Differences in leaf phenology between juvenile and adult trees in a temperate deciduous forest.

In a deciduous forest, differences in leaf phenology between juvenile and adult trees could result in juvenile trees avoiding canopy shade for part of the growing season. By expanding leaves earlier or initiating senescence later than canopy trees, juvenile trees would have some period in high light and therefore greater potential carbon gain. We observed leaf phenology of 376 individuals of 13 canopy tree species weekly over 3 years in a deciduous forest in east central Illinois, USA. Our objectives were: (1) to quantify for each species the extent of differences in leaf phenology between juvenile and conspecific adult trees; and (2) to determine the extent of phenological differences between juvenile Aesculus glabra Willd. and Acer saccharum Marsh. trees in understory and gap microhabitats.

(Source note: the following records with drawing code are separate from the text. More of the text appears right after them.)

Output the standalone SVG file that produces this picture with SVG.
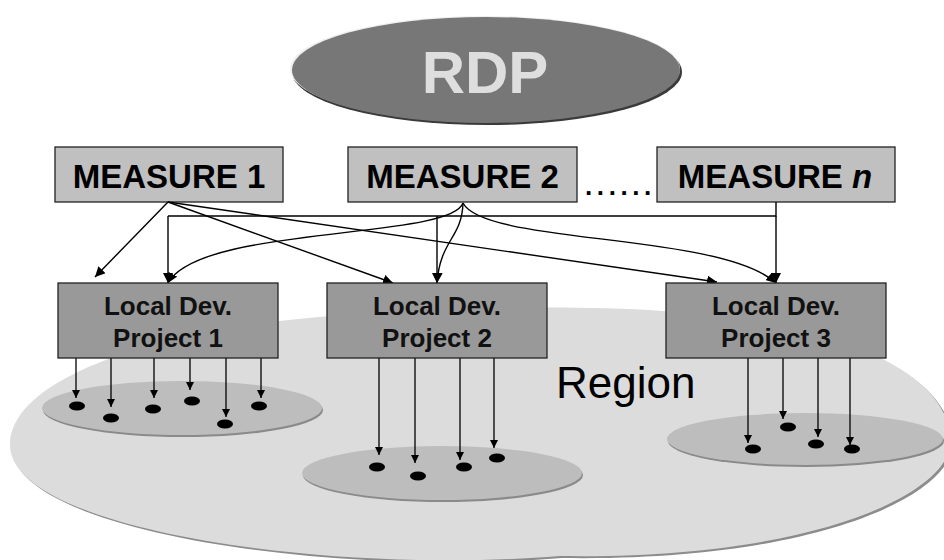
<svg xmlns="http://www.w3.org/2000/svg" width="944" height="560" viewBox="0 0 944 560">
  <defs>
    <style>
      .measure { fill: #c0c0c0; stroke: #222; stroke-width: 1.3; }
      .project { fill: #999999; stroke: #222; stroke-width: 1.3; }
      .mtext { font-family: "Liberation Sans", Arial, sans-serif; font-weight: bold; font-size: 33px; fill: #000; text-anchor: middle; }
      .ptext { font-family: "Liberation Sans", Arial, sans-serif; font-weight: bold; font-size: 26px; fill: #111; text-anchor: middle; }
      .conn { fill: none; stroke: #000; stroke-width: 1.4; }
      .drop { fill: none; stroke: #000; stroke-width: 1.3; }
      .area { fill: #bdbdbd; }
      .areashadow { fill: #8a8a8a; }
      .site { fill: #000; }
    </style>
    <marker id="arrow" viewBox="0 0 10 10" refX="10" refY="5" markerWidth="10" markerHeight="10" markerUnits="userSpaceOnUse" orient="auto">
      <path d="M0,0 L10,5 L0,10 Z" fill="#000"/>
    </marker>
    <marker id="arrowSmall" viewBox="0 0 10 10" refX="10" refY="5" markerWidth="8" markerHeight="8" markerUnits="userSpaceOnUse" orient="auto">
      <path d="M0,0 L10,5 L0,10 Z" fill="#000"/>
    </marker>
  </defs>

  <rect width="944" height="560" fill="#ffffff"/>

  <!-- Region background -->
  <g id="region">
    <path transform="translate(2,2)" fill="#8c8c8c" d="M10,445 C10,380 150,330 330,316 C500,304 700,300 820,335 C900,358 950,395 950,440 C955,490 820,560 560,556 C330,575 10,530 10,445 Z"/>
    <path fill="#dcdcdc" d="M10,445 C10,380 150,330 330,316 C500,304 700,300 820,335 C900,358 950,395 950,440 C955,490 820,560 560,556 C330,575 10,530 10,445 Z"/>
    <text x="556" y="398" font-family="Liberation Sans, Arial, sans-serif" font-size="44" fill="#000">Region</text>
  </g>

  <!-- Local areas -->
  <g id="area1">
    <ellipse class="areashadow" cx="183" cy="410" rx="140" ry="27"/>
    <ellipse class="area" cx="182" cy="408" rx="140" ry="27"/>
  </g>
  <g id="area2">
    <ellipse class="areashadow" cx="443" cy="475" rx="140" ry="27"/>
    <ellipse class="area" cx="442" cy="473" rx="140" ry="27"/>
  </g>
  <g id="area3">
    <ellipse class="areashadow" cx="806" cy="441" rx="138" ry="26"/>
    <ellipse class="area" cx="805" cy="439" rx="138" ry="26"/>
  </g>

  <!-- Sites in each area -->
  <g id="sites">
    <ellipse class="site" cx="77" cy="406" rx="8" ry="4.5"/>
    <ellipse class="site" cx="111" cy="418" rx="8" ry="4.5"/>
    <ellipse class="site" cx="153" cy="409" rx="8" ry="4.5"/>
    <ellipse class="site" cx="192" cy="401" rx="8" ry="4.5"/>
    <ellipse class="site" cx="225" cy="424" rx="8" ry="4.5"/>
    <ellipse class="site" cx="259" cy="406" rx="8" ry="4.5"/>

    <ellipse class="site" cx="377" cy="467" rx="8" ry="4.5"/>
    <ellipse class="site" cx="418" cy="476" rx="8" ry="4.5"/>
    <ellipse class="site" cx="464" cy="467" rx="8" ry="4.5"/>
    <ellipse class="site" cx="497" cy="458" rx="8" ry="4.5"/>

    <ellipse class="site" cx="753" cy="449" rx="8" ry="4.5"/>
    <ellipse class="site" cx="788" cy="427" rx="8" ry="4.5"/>
    <ellipse class="site" cx="816" cy="444" rx="8" ry="4.5"/>
    <ellipse class="site" cx="852" cy="449" rx="8" ry="4.5"/>
  </g>

  <!-- RDP -->
  <g id="rdp">
    <ellipse cx="487" cy="72" rx="195" ry="53" fill="#3a3a3a"/>
    <ellipse cx="485" cy="69" rx="195" ry="53" fill="#efefef"/>
    <ellipse cx="486" cy="70" rx="194" ry="53" fill="#777777"/>
    <text x="485" y="93" font-family="Liberation Sans, Arial, sans-serif" font-weight="bold" font-size="60" fill="#dedede" text-anchor="middle">RDP</text>
  </g>

  <!-- Measures -->
  <g id="measure1">
    <rect class="measure" x="55" y="147" width="228" height="55"/>
    <text class="mtext" x="169" y="188">MEASURE 1</text>
  </g>
  <g id="measure2">
    <rect class="measure" x="348" y="147" width="229" height="55"/>
    <text class="mtext" x="462.5" y="188">MEASURE 2</text>
  </g>
  <text id="ellipsis" x="585" y="195" font-family="Liberation Sans, Arial, sans-serif" font-weight="bold" font-size="26" letter-spacing="4.6" fill="#000">......</text>
  <g id="measureN">
    <rect class="measure" x="657" y="147" width="238" height="55"/>
    <text class="mtext" x="775" y="188">MEASURE <tspan font-style="italic">n</tspan></text>
  </g>

  <!-- Connectors -->
  <g id="connectors">
    <!-- from MEASURE 1 -->
    <path class="conn" marker-end="url(#arrow)" d="M168,202 L95,277"/>
    <path class="conn" marker-end="url(#arrow)" d="M168,202 L393,283"/>
    <path class="conn" marker-end="url(#arrow)" d="M168,202 L717,282"/>
    <!-- bus from MEASURE n -->
    <path class="conn" d="M776,202 L776,216 L168,216"/>
    <path class="conn" marker-end="url(#arrow)" d="M168,216 L168,283"/>
    <path class="conn" marker-end="url(#arrow)" d="M437,216 L437,283"/>
    <path class="conn" marker-end="url(#arrow)" d="M776,216 L776,283"/>
    <!-- from MEASURE 2 -->
    <path class="conn" marker-end="url(#arrow)" d="M463,203 C450,240 200,225 168,283"/>
    <path class="conn" marker-end="url(#arrow)" d="M463,203 C462,238 440,240 437,283"/>
    <path class="conn" marker-end="url(#arrow)" d="M463,203 C485,245 720,232 776,283"/>

    <!-- project 1 to sites -->
    <path class="drop" marker-end="url(#arrowSmall)" d="M76,358 L76,398"/>
    <path class="drop" marker-end="url(#arrowSmall)" d="M111,358 L111,407"/>
    <path class="drop" marker-end="url(#arrowSmall)" d="M154,358 L154,398"/>
    <path class="drop" marker-end="url(#arrowSmall)" d="M190,358 L190,390"/>
    <path class="drop" marker-end="url(#arrowSmall)" d="M226,358 L226,417"/>
    <path class="drop" marker-end="url(#arrowSmall)" d="M261,358 L261,398"/>
    <!-- project 2 to sites -->
    <path class="drop" marker-end="url(#arrowSmall)" d="M379,358 L379,455"/>
    <path class="drop" marker-end="url(#arrowSmall)" d="M415,358 L415,463"/>
    <path class="drop" marker-end="url(#arrowSmall)" d="M460,358 L460,460"/>
    <path class="drop" marker-end="url(#arrowSmall)" d="M494,358 L494,448"/>
    <!-- project 3 to sites -->
    <path class="drop" marker-end="url(#arrowSmall)" d="M748,358 L748,443"/>
    <path class="drop" marker-end="url(#arrowSmall)" d="M783,358 L783,419"/>
    <path class="drop" marker-end="url(#arrowSmall)" d="M818,358 L818,437"/>
    <path class="drop" marker-end="url(#arrowSmall)" d="M850,358 L850,445"/>
  </g>

  <!-- Local development projects -->
  <g id="project1">
    <rect class="project" x="58" y="283" width="220" height="75"/>
    <text class="ptext" x="168" y="315">Local Dev.</text>
    <text class="ptext" x="168" y="347">Project 1</text>
  </g>
  <g id="project2">
    <rect class="project" x="327" y="283" width="220" height="75"/>
    <text class="ptext" x="437" y="315">Local Dev.</text>
    <text class="ptext" x="437" y="347">Project 2</text>
  </g>
  <g id="project3">
    <rect class="project" x="666" y="283" width="220" height="75"/>
    <text class="ptext" x="776" y="315">Local Dev.</text>
    <text class="ptext" x="776" y="347">Project 3</text>
  </g>
</svg>
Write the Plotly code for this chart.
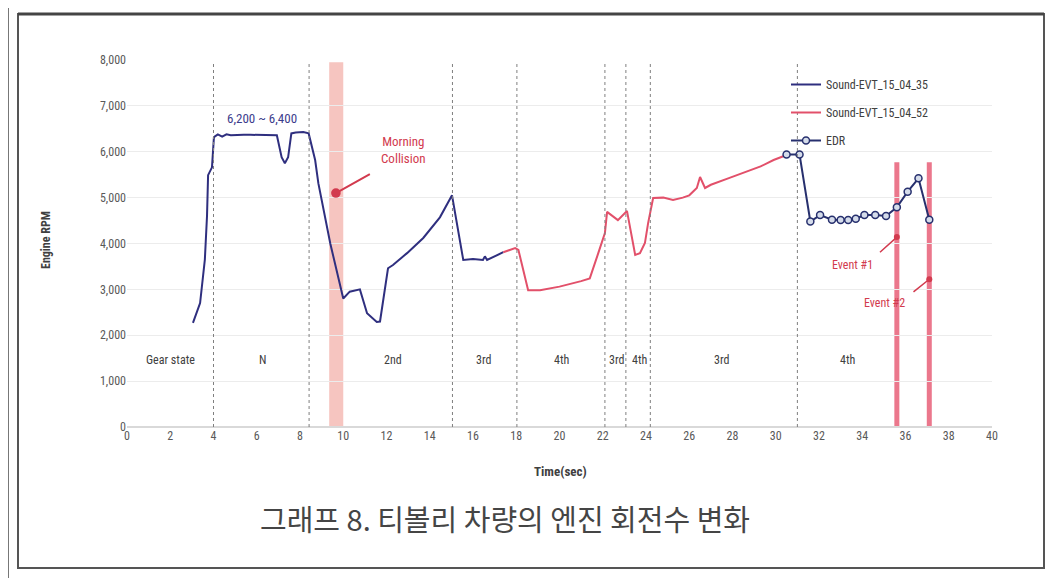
import plotly.graph_objects as go

# ---------------- data ----------------
blue_t = [3.05, 3.38, 3.6, 3.7, 3.75, 3.93, 4.02, 4.2, 4.4, 4.6, 4.8, 5.1, 5.4, 5.7, 6.0, 6.3, 6.6, 6.93, 7.15, 7.3, 7.45, 7.6, 7.8, 8.15, 8.4,
          8.55, 8.7, 8.85, 9.4, 10.0, 10.3, 10.77, 11.1, 11.55, 11.7, 12.07, 12.3, 12.95, 13.7, 14.47, 15.03,
          15.55, 16.0, 16.46, 16.55, 16.65, 17.0, 17.4]
blue_rpm = [2270, 2700, 3650, 4600, 5490, 5660, 6320, 6380, 6330, 6380, 6360, 6370, 6370, 6370, 6370, 6370, 6370, 6360, 5880, 5750, 5880, 6400, 6420, 6430, 6400,
            6100, 5820, 5310, 4000, 2800, 2950, 3000, 2480, 2290, 2300, 3460, 3530, 3790, 4120, 4570, 5050,
            3640, 3660, 3640, 3720, 3640, 3720, 3810]

red_t = [17.4, 17.95, 18.1, 18.55, 19.1, 20.0, 21.0, 21.4, 21.8, 22.1, 22.2, 22.7, 23.12, 23.5, 23.72, 23.95, 24.1, 24.33, 24.8, 25.25, 25.7, 26.0,
         26.35, 26.5, 26.73, 27.0, 27.8, 28.6, 29.3, 29.9, 30.5]
red_rpm = [3810, 3900, 3860, 2980, 2980, 3060, 3180, 3240, 3800, 4230, 4690, 4510, 4710, 3750, 3790, 4010, 4450, 4990, 5000, 4950, 5000, 5050,
           5210, 5450, 5210, 5280, 5420, 5560, 5680, 5820, 5930]

edr_t = [30.5, 31.1, 31.6, 32.05, 32.6, 33.0, 33.35, 33.7, 34.1, 34.6, 35.1, 35.6, 36.1, 36.6, 37.1]
edr_rpm = [5940, 5940, 4480, 4620, 4520, 4510, 4510, 4540, 4620, 4620, 4600, 4790, 5130, 5420, 4520]

gear_lines = [4.0, 8.42, 15.05, 18.03, 22.1, 23.07, 24.2, 31.0]
gear_labels = ["Gear state", "N", "2nd", "3rd", "4th", "3rd", "4th", "3rd", "4th"]
gear_label_t = [2.0, 6.25, 12.3, 16.5, 20.1, 22.62, 23.68, 27.5, 33.3]
gear_label_rpm = 1450

collision_band = [9.35, 10.0]
event_t = [35.6, 37.1]
event_top = 5770

x_ticks = list(range(0, 41, 2))
y_ticks = list(range(0, 8001, 1000))

# ---------------- layout helpers ----------------
OFF = 8  # page body margin
W, H = 1061 - OFF, 580 - OFF
L, R, T, B = 127 - OFF, 992 - OFF, 60 - OFF, 427 - OFF


def px(xp):
    return (xp - OFF - L) / (R - L)


def py(yp):
    return (B - (yp - OFF)) / (B - T)


NARROW = "Liberation Sans Narrow, Arial Narrow, Roboto Condensed, Arial, sans-serif"
NAVY = "#2f2f7f"
RED = "#e2506a"

fig = go.Figure()

fig.add_trace(go.Scatter(x=blue_t, y=blue_rpm, mode="lines", name="Sound-EVT_15_04_35",
                         line=dict(color=NAVY, width=2), legendgroup="a"))
fig.add_trace(go.Scatter(x=red_t, y=red_rpm, mode="lines", name="Sound-EVT_15_04_52",
                         line=dict(color=RED, width=2), legendgroup="b"))
fig.add_trace(go.Scatter(x=edr_t, y=edr_rpm, mode="lines+markers", name="EDR",
                         line=dict(color="#27306e", width=2),
                         marker=dict(symbol="circle", size=7, color="#d5dcea",
                                     line=dict(color="#27306e", width=1.5)),
                         legendgroup="c"))

shapes = []
shapes.append(dict(type="rect", xref="x", yref="y", x0=collision_band[0], x1=collision_band[1],
                   y0=0, y1=7950, fillcolor="rgba(238,150,140,0.55)", line=dict(width=0), layer="below"))
for g in gear_lines:
    shapes.append(dict(type="line", xref="x", yref="y", x0=g, x1=g, y0=0, y1=7950,
                       line=dict(color="#7f7f7f", width=1, dash="dot")))
for e in event_t:
    shapes.append(dict(type="line", xref="x", yref="y", x0=e, x1=e, y0=0, y1=event_top,
                       line=dict(color="rgba(232,95,120,0.85)", width=5), layer="below"))
shapes.append(dict(type="rect", xref="paper", yref="paper", x0=px(18), x1=px(1044), y0=py(568), y1=py(14),
                   line=dict(color="#555555", width=2), fillcolor="rgba(0,0,0,0)"))
shapes.append(dict(type="line", xref="paper", yref="paper", x0=px(18), x1=px(1044), y0=py(14), y1=py(14),
                   line=dict(color="#444444", width=3)))
shapes.append(dict(type="line", xref="paper", yref="paper", x0=px(8.5), x1=px(8.5), y0=py(578), y1=py(8),
                   line=dict(color="#777777", width=1)))

ann = []
for lab, t in zip(gear_labels, gear_label_t):
    ann.append(dict(x=t, y=gear_label_rpm, xref="x", yref="y", text=lab, showarrow=False,
                    font=dict(family=NARROW, size=12, color="#404040")))

ann.append(dict(x=6.24, y=6730, xref="x", yref="y", text="6,200 ~ 6,400", showarrow=False,
                font=dict(family=NARROW, size=13, color="#3c3c8c")))

ann.append(dict(x=12.8, y=6030, xref="x", yref="y", text="Morning<br>Collision", showarrow=False,
                font=dict(family=NARROW, size=13, color="#d23a4e")))
ann.append(dict(x=9.66, y=5100, xref="x", yref="y", ax=11.3, ay=5530, axref="x", ayref="y",
                text="", showarrow=True, arrowhead=6, arrowsize=1.2, arrowwidth=2, arrowcolor="#d23a4e"))
ann.append(dict(x=33.55, y=3530, xref="x", yref="y", text="Event #1", showarrow=False,
                font=dict(family=NARROW, size=12, color="#d23a4e")))
ann.append(dict(x=35.6, y=4140, xref="x", yref="y", ax=34.75, ay=3780, axref="x", ayref="y",
                text="", showarrow=True, arrowhead=6, arrowsize=1.0, arrowwidth=1.5, arrowcolor="#d23a4e"))
ann.append(dict(x=35.05, y=2700, xref="x", yref="y", text="Event #2", showarrow=False,
                font=dict(family=NARROW, size=12, color="#d23a4e")))
ann.append(dict(x=37.1, y=3220, xref="x", yref="y", ax=36.3, ay=2920, axref="x", ayref="y",
                text="", showarrow=True, arrowhead=6, arrowsize=1.0, arrowwidth=1.5, arrowcolor="#d23a4e"))

ann.append(dict(x=px(37), y=py(240), xref="paper", yref="paper", text="<b>Engine RPM</b>", textangle=-90,
                showarrow=False, font=dict(family=NARROW, size=12, color="#404040")))
ann.append(dict(x=px(560), y=py(481), xref="paper", yref="paper", text="<b>Time(sec)</b>",
                showarrow=False, font=dict(family=NARROW, size=13, color="#404040")))
ann.append(dict(x=px(505), y=py(541), xref="paper", yref="paper", text="그래프 8. 티볼리 차량의 엔진 회전수 변화",
                showarrow=False, font=dict(family="Noto Sans CJK KR, sans-serif", size=29, color="#454545")))

fig.update_layout(
    width=W, height=H,
    margin=dict(l=L, r=W - R, t=T, b=H - B),
    paper_bgcolor="white", plot_bgcolor="white",
    shapes=shapes, annotations=ann,
    showlegend=True,
    legend=dict(x=px(786), y=py(70), xanchor="left", yanchor="top", bgcolor="rgba(0,0,0,0)",
                font=dict(family=NARROW, size=12, color="#404040"), itemwidth=30,
                traceorder="grouped", tracegroupgap=9),
    xaxis=dict(range=[0, 40], tickvals=x_ticks, ticktext=[str(v) for v in x_ticks],
               showgrid=False, zeroline=False, showline=False, ticks="",
               tickfont=dict(family=NARROW, size=12, color="#595959")),
    yaxis=dict(range=[0, 8000], tickvals=y_ticks, ticktext=[f"{v:,}" for v in y_ticks],
               showgrid=True, gridcolor="#ececec", gridwidth=1, zeroline=True, zerolinecolor="#d9d9d9",
               showline=False, ticks="",
               tickfont=dict(family=NARROW, size=12, color="#595959")),
)

fig.write_html("out.html")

All species displayed phenological differences between life stages. For 10 species, bud break was significantly earlier, by an average of 8 days, for subcanopy individuals than for canopy individuals. In 11 species, completion of leaf expansion was earlier, by an average of 6 days, for subcanopy individuals than for canopy individuals. In contrast, there were no significant differences between life stages for start of senescence in 10 species and completion of leaf drop in nine species. For eight species, leaf longevity was significantly greater for subcanopy individuals than for canopy individuals by an average of 7 days (range = 4-10 days). Leaf phenology of subcanopy individuals of both Aesculus glabra and Acer saccharum responded to gap conditions. Leaf longevity was 11 days less in the understory than in gaps for Aesculus glabra, but 14 days more in the understory than in gaps for Acer saccharum. Therefore, leaf phenology differed broadly both between life stages and within the juvenile life stage in this community. A vertical gradient in temperature sums is the proposed mechanism explaining the patterns. Temperature sums accumulated more rapidly in the sheltered understory than in an open elevated area, similar to the canopy. Early leaf expansion by juvenile trees may result in a period of disproportionately higher carbon gain, similar to gains made during summer months from use of sun flecks.